Il faut bien reconnaître qu’à première vue, Autreville, la nouvelle BD de David De Thuin, n’est pas très engageante : comment, en effet, ne pas être gêné, pour ne pas dire choqué, par le fait que les personnages d’Autreville sont des copies conformes – dans un style graphique différent, certes, mais sans doute pas suffisamment – de ceux auxquels Lewis Trondheim nous a habitués dans sa série Lapinot, par exemple ?

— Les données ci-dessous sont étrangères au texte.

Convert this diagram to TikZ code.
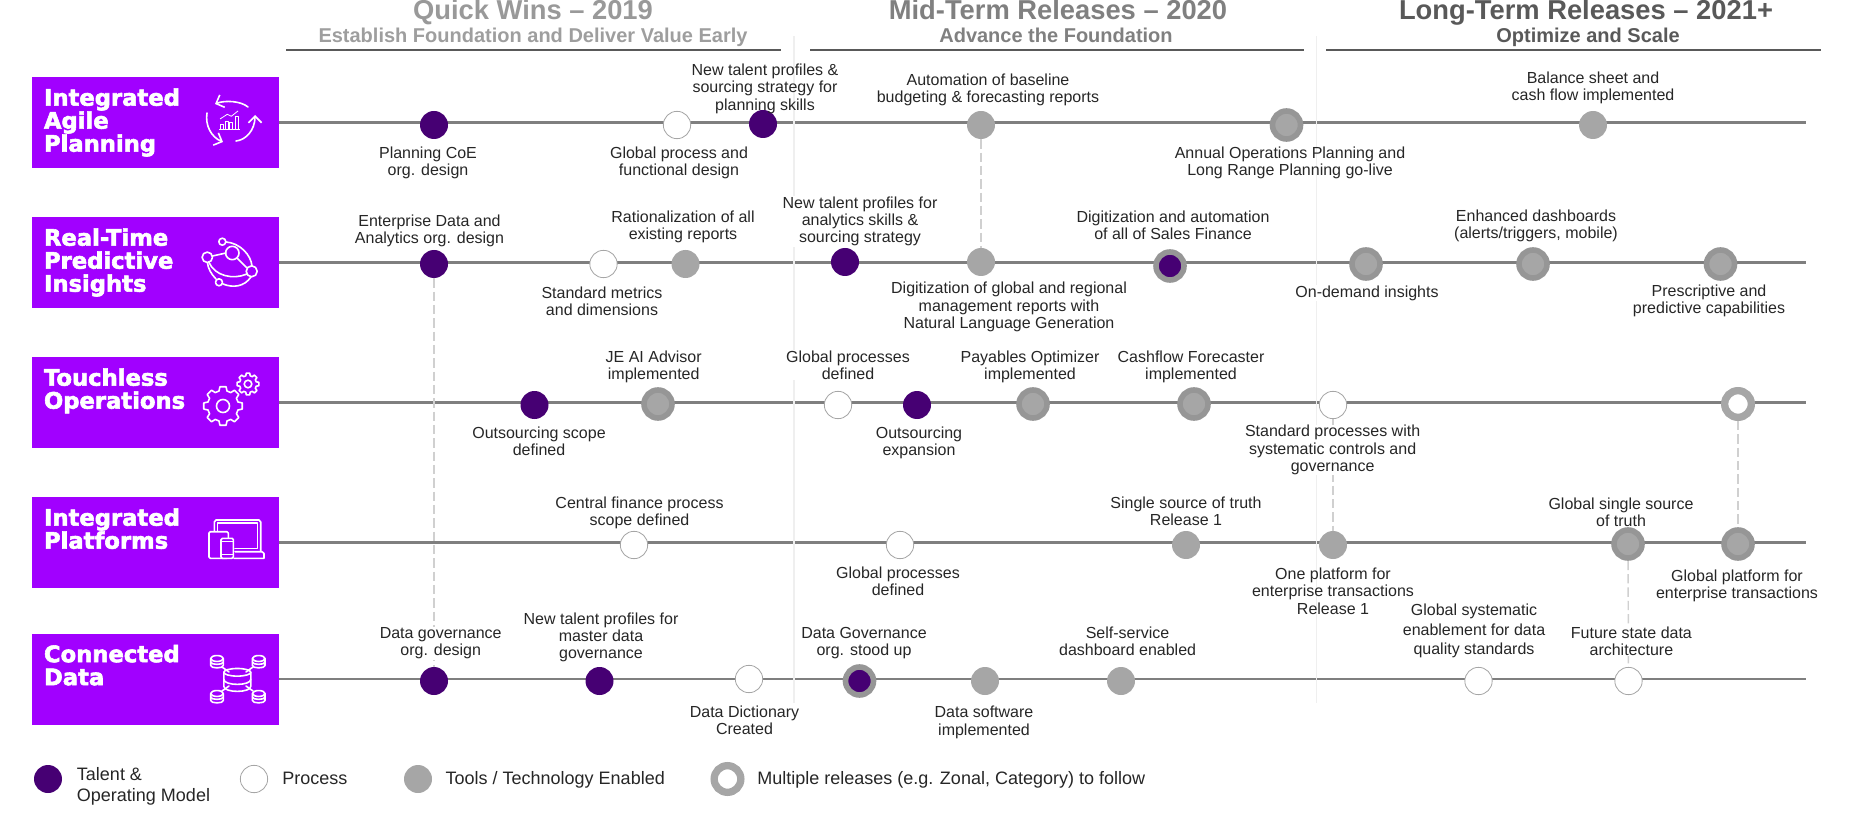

Et le point de départ de l’histoire d’Autreville étant les retrouvailles d’anciens amis séparés par la vie, on a bien l’impression, dans les premières pages au moins, que l’on va avoir droit – hormis la différence de dialogues plus littéraires, moins « réalistes » – à une histoire de conflits et de réconciliation (ou non) entre couples, célibataires, etc. parsemée de commentaires sociétaux pertinents et amusants, comme celles qui ont fait la réputation de Trondheim. Mais c’est une fausse piste, car Autreville, ça devient toute autre chose… Et quelque chose d’absolument passionnant.

Stéphane est parti vivre depuis des années « dans le Sud », loin de son « Nord » et surtout de la petite ville d’Autreville, où il a laissé ses amis d’enfance : Rudy et Grace, en couple depuis toujours, et Etienne, un original plutôt antipathique. Seul Luc est venu le rejoindre, à la mort tragique de sa femme. Luc et Stéphane décident un jour de partir « en pèlerinage » sur les lieux de leur enfance, de retrouver leurs anciens amis,… cela juste où moment ou un serial killer sévit dans les villages voisins d’Autreville…

… Et cet angle de « thriller » (de faux thriller, en fait) va faire basculer vers « autre chose » le récit convenu – très français, d’ailleurs, il suffit de voir le nombre de films populaires consacrés au sujet – de bandes de potes se retrouvant alors qu’ils sont adultes, voire vieillissants. Peu à peu, une atmosphère étrange, malaisante, voire malsaine s’installe, caractérisant une dégradation croissante des relations, mais nous rappelant aussi que la réalité correspond très rarement à nos souvenirs, ou même à l’idée que nous nous en faisons… Jusqu’à un final à la fois déstabilisant et parfaitement logique. Mais surtout cruel. Qui fait que nous refermons Autreville avec le sentiment inhabituel d’avoir fait un drôle de voyage, dans un monde si semblable au nôtre que nous nous posons forcément des questions sur nos propres souvenirs, sur notre attachement à un passé et à des relations qui ne sont peut-être pas ce que nous imaginons.

C’est très fort (et très distrayant aussi, admettons-le…).